Волшебная сказка — это повествование не о человеке, а о волшебной стране: именно она, ее законы, ее жизнь должны быть в центре произведения. Волшебная страна (исходя из общих сказочных традиций) принципиально недоступна для человека: стоило людям вступить в эпоху великих путешествий, как все эльфы и феи переместились из заокеанских далей в микромир (под тень листочков и цветочков), и именно поэтому путешественники так их и не нашли. Волшебство в этой стране «следует принимать всерьез, без шуток и рациональных объяснений».
Из этого можно заключить, что познание волшебной страны не может быть рациональным. Так какое же оно? Толкиен как бы говорит: рациональность привела нас к созданию бомб, к войнам, а значит, следует отказаться от нее и начать познавать мир через сказку. Ведь «любовь к сказкам может сохранить в нас <…> детство, то есть детский взгляд на мир», а значит и «невинность и способность удивляться».
Отказаться от рациональности совсем — идея достаточно специфичная. Но попытка пробудить в людях хотя бы «способность удивляться» — это благородно. Однако где всё же находится страна, в которой такому учат?
«Дорога в волшебную страну — это отнюдь не дорога на небеса и, по-моему, даже не в ад…». Это про направление. А еще есть про время. Делясь впечатлениями от прочтения сказки братьев Гримм «Можжевельник», Толкиен пишет: «И всё же главное, что сохранила память <…> не красота и не ужас, а отдаленность, огромная бездна времени, даже несопоставимая с twe tusend Johr (двумя тысячелетиями)… Такие сказки открывают дверь в Другое Время, и, переступив порог хотя бы на мгновение, мы оказываемся вне нашей эпохи, а может быть, и вне Времени вообще».
И еще несколько цитат. Один из ликов сказки — это «зеркало жалости и презрения, отражающее Человека».
«Именно мы, люди, несем груз вины за свою странную судьбу <…> отличие от животного <…> результат разрыва связей».
«Электрический фонарь <…> незначительная, преходящая вещь.
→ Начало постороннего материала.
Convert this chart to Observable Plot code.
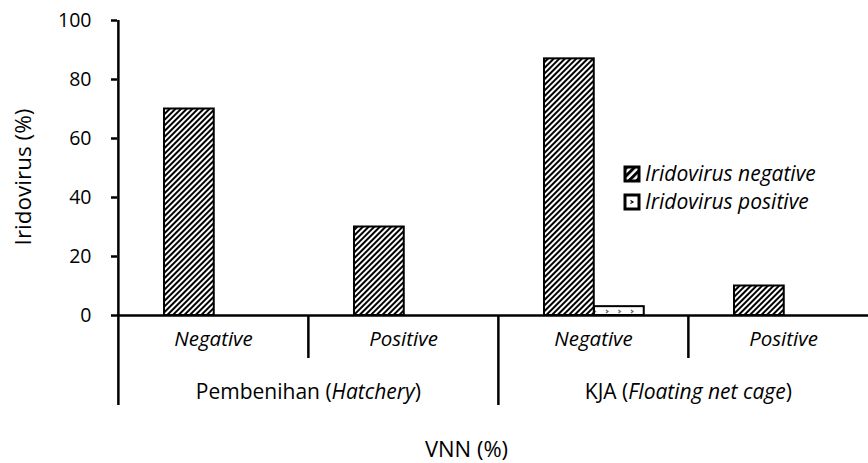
<!DOCTYPE html>
<html><head><meta charset="utf-8">
<script src="https://cdn.jsdelivr.net/npm/d3@7"></script>
<script src="https://cdn.jsdelivr.net/npm/@observablehq/plot@0.6"></script>
<style>body{margin:0;background:#fff} #chart svg{overflow:visible}</style>
</head><body><div id="chart"></div>
<script>
const groups = ["Pembenihan (Hatchery)", "KJA (Floating net cage)"];
const groupItalic = ["Hatchery", "Floating net cage"];
const vnnStatus = ["Negative", "Positive"];
const series = ["Iridovirus negative", "Iridovirus positive"];
const iridoNegative = [70, 30, 87, 10];
const iridoPositive = [0, 0, 3, 0];
const yTicks = [0, 20, 40, 60, 80, 100];
const yTitle = "Iridovirus (%)";
const xTitle = "VNN (%)";

const cats = groups.flatMap(g => vnnStatus.map(v => g + "|" + v));
const data = cats.flatMap((c, i) => [
  {cat: c, series: series[0], value: iridoNegative[i]},
  {cat: c, series: series[1], value: iridoPositive[i]}
]).filter(d => d.value > 0);

const W = 868, H = 463;
const x0 = 117, x1 = 878, yBase = 315, yTop = 20;
const bw = (x1 - x0) / cats.length;
const font = "'Open Sans', sans-serif";
const yPerUnit = (yBase - yTop) / 100;

const chart = Plot.plot({
  width: W, height: H,
  marginLeft: x0, marginRight: 0, marginTop: yTop, marginBottom: H - yBase,
  style: {fontFamily: font, fontSize: "19px", color: "#000", background: "#fff"},
  x: {type: "band", domain: cats, range: [x0, x1], padding: 0},
  y: {domain: [0, 100], range: [yBase, yTop]},
  marks: [
    Plot.barY(data.filter(d => d.series === series[0]), {
      x: "cat", y: "value", fill: "url(#hatchNeg)", stroke: "#000", strokeWidth: 2,
      insetLeft: 46, insetRight: bw - 96
    }),
    Plot.barY(data.filter(d => d.series === series[1]), {
      x: "cat", y: "value", fill: "url(#dotsPos)", stroke: "#000", strokeWidth: 2,
      insetLeft: 96, insetRight: bw - 146
    }),
    Plot.ruleY([0], {stroke: "#000", strokeWidth: 2.5}),
    // left axis line, down through category labels
    Plot.ruleX([cats[0]], {x: d => d, dx: -bw / 2, y1: -90 / yPerUnit, y2: 100, stroke: "#000", strokeWidth: 2.5}),
    // separators within groups
    Plot.ruleX([cats[1], cats[3]], {x: d => d, dx: -bw / 2, y1: 0, y2: -43 / yPerUnit, stroke: "#000", strokeWidth: 2.5}),
    // separator between groups
    Plot.ruleX([cats[2]], {x: d => d, dx: -bw / 2, y1: 0, y2: -90 / yPerUnit, stroke: "#000", strokeWidth: 2.5}),
    Plot.axisY({ticks: yTicks, tickSize: 6, tickPadding: 20, strokeWidth: 2.5, fontSize: 19.5, label: null}),
    Plot.axisX({tickSize: 0, tickPadding: 16, tickFormat: d => d.split("|")[1], fontStyle: "italic", fontSize: 20.5, label: null}),
    Plot.text(groups, {x: (d) => d + "|Positive", dx: -bw / 2, y: 0, dy: 77, text: d => d, fontSize: 21, lineAnchor: "middle"}),
    Plot.text([xTitle], {frameAnchor: "bottom", dx: -26.5, dy: 134, fontSize: 22, lineAnchor: "middle"})
  ]
});

const svg = d3.select(chart);
const defs = svg.insert("defs", ":first-child");
const hp = defs.append("pattern").attr("id", "hatchNeg").attr("patternUnits", "userSpaceOnUse")
  .attr("width", 4).attr("height", 4).attr("patternTransform", "rotate(45)");
hp.append("rect").attr("width", 4).attr("height", 4).attr("fill", "#fff");
hp.append("line").attr("x1", 1).attr("y1", 0).attr("x2", 1).attr("y2", 4).attr("stroke", "#000").attr("stroke-width", 2);
const hl = defs.append("pattern").attr("id", "hatchLeg").attr("patternUnits", "userSpaceOnUse")
  .attr("width", 5.5).attr("height", 5.5).attr("patternTransform", "rotate(45)");
hl.append("rect").attr("width", 5.5).attr("height", 5.5).attr("fill", "#fff");
hl.append("line").attr("x1", 1.5).attr("y1", 0).attr("x2", 1.5).attr("y2", 5.5).attr("stroke", "#000").attr("stroke-width", 3);
const dp = defs.append("pattern").attr("id", "dotsPos").attr("patternUnits", "userSpaceOnUse")
  .attr("width", 12.5).attr("height", 9).attr("x", 3).attr("y", 1);
dp.append("rect").attr("width", 12.5).attr("height", 9).attr("fill", "#fff");
dp.append("path").attr("d", "M3,3 L5,4.5 L3,6").attr("fill", "none").attr("stroke", "#555").attr("stroke-width", 1);

// mixed italic group labels
svg.selectAll("text").each(function() {
  const t = this.textContent;
  const gi = groups.indexOf(t);
  if (gi >= 0) {
    const it = groupItalic[gi];
    const [a, b] = t.split(it);
    const el = d3.select(this);
    el.text(null);
    el.append("tspan").text(a);
    el.append("tspan").attr("font-style", "italic").text(it);
    el.append("tspan").text(b);
  }
});

// y-axis title
svg.append("text").attr("transform", "translate(23,177) rotate(-90)")
  .attr("font-family", font).attr("font-size", 22.5).attr("text-anchor", "middle")
  .attr("dy", "0.35em").attr("fill", "#000").text(yTitle);

// legend
const lg = svg.append("g").attr("font-family", font).attr("font-size", 21).attr("font-style", "italic").attr("text-anchor", "start");
series.forEach((s, i) => {
  const g = lg.append("g").attr("transform", `translate(625,${167 + i * 28})`);
  g.append("rect").attr("width", 14).attr("height", 14).attr("fill", i === 0 ? "url(#hatchLeg)" : "#fff").attr("stroke", "#000").attr("stroke-width", 3);
  if (i === 1) g.append("path").attr("d", "M5.5,5.5 L8,7 L5.5,8.5").attr("fill", "none").attr("stroke", "#000").attr("stroke-width", 1.2);
  g.append("text").attr("x", 20).attr("y", 7).attr("dy", "0.35em").text(s);
});

document.getElementById("chart").append(chart);
</script>
</body></html>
Для сказок <…> хватает более долговечных и значительных предметов и явлений, например, молнии».
И действительно, описание предстоящего путешествия — прямо как в сказке… Иди туда, не знаю, куда… Ты — жалкое существо со странной судьбой, оторванное от природы, иди не в рай и не в ад, а сквозь бездну времени… И куда мы попадем?
Прямиком в лоно матери природы? Нет, Толкиен добавляет: «требование подчиняться запретам действуют в Волшебной Стране повсеместно». А возврат к природе есть разрыв со всяческими запретами. Значит, речь идет лишь о небольшом откате назад, в те времена, когда миру еще не явился электрический фонарь, а язык зверей, по-видимому, еще не был забыт человеческим ухом. То есть во времена мифов, когда человек уже вынырнул из природы, но всё еще ощущал вибрацию ее дыхания.
Но для свершения такого путешествия нужен достаточно сложный аппарат. Таким аппаратом становится «вторичный мир». То есть автор пишет «Волшебную сказку», эта сказка суть путешествие в «Волшебную страну». Но в то же время написанный текст не ограничен началом и концом (стандартными формами — от «давным-давно» до «жили они долго и счастливо»). В тексте формируется целый вымышленный мир, который благодаря «фантазии», получает «внутреннюю логичность» реального мира.
Это, казалось бы, безобидный инструмент — ведь современные зеленые радикалы более антигуманны, нежели Профессор, они предлагают затормозить прогресс, затолкать человека в первобытное состояние и ликовать по этому поводу. Толкиен же лишь говорит, о создании выдуманного мира у себя в голове… Он пытается оправдать подобное бегство, называя наличествующий мир «тюрьмой». И совершенно не призывает что-то с этой тюрьмой по-настоящему сделать. Возможно, имеется в виду, что когда все переедут из реальности в Средиземье, мир резко подобреет и трансформируется. Однако этого явным образом не происходит, и движение толкиенистов не трансформируется в гуманистически окрашенную организацию — отчего так?
А вот Толкиен сам предостерегает: «Если бы вдруг оказалось, что люди больше не желают знать правду или утратили способность ее воспринимать, фантазия тоже зачахла бы. Если с человечеством когда-нибудь случится нечто подобное (а это не так уж и невероятно), фантазия погибнет и превратится в болезненную склонность к обману».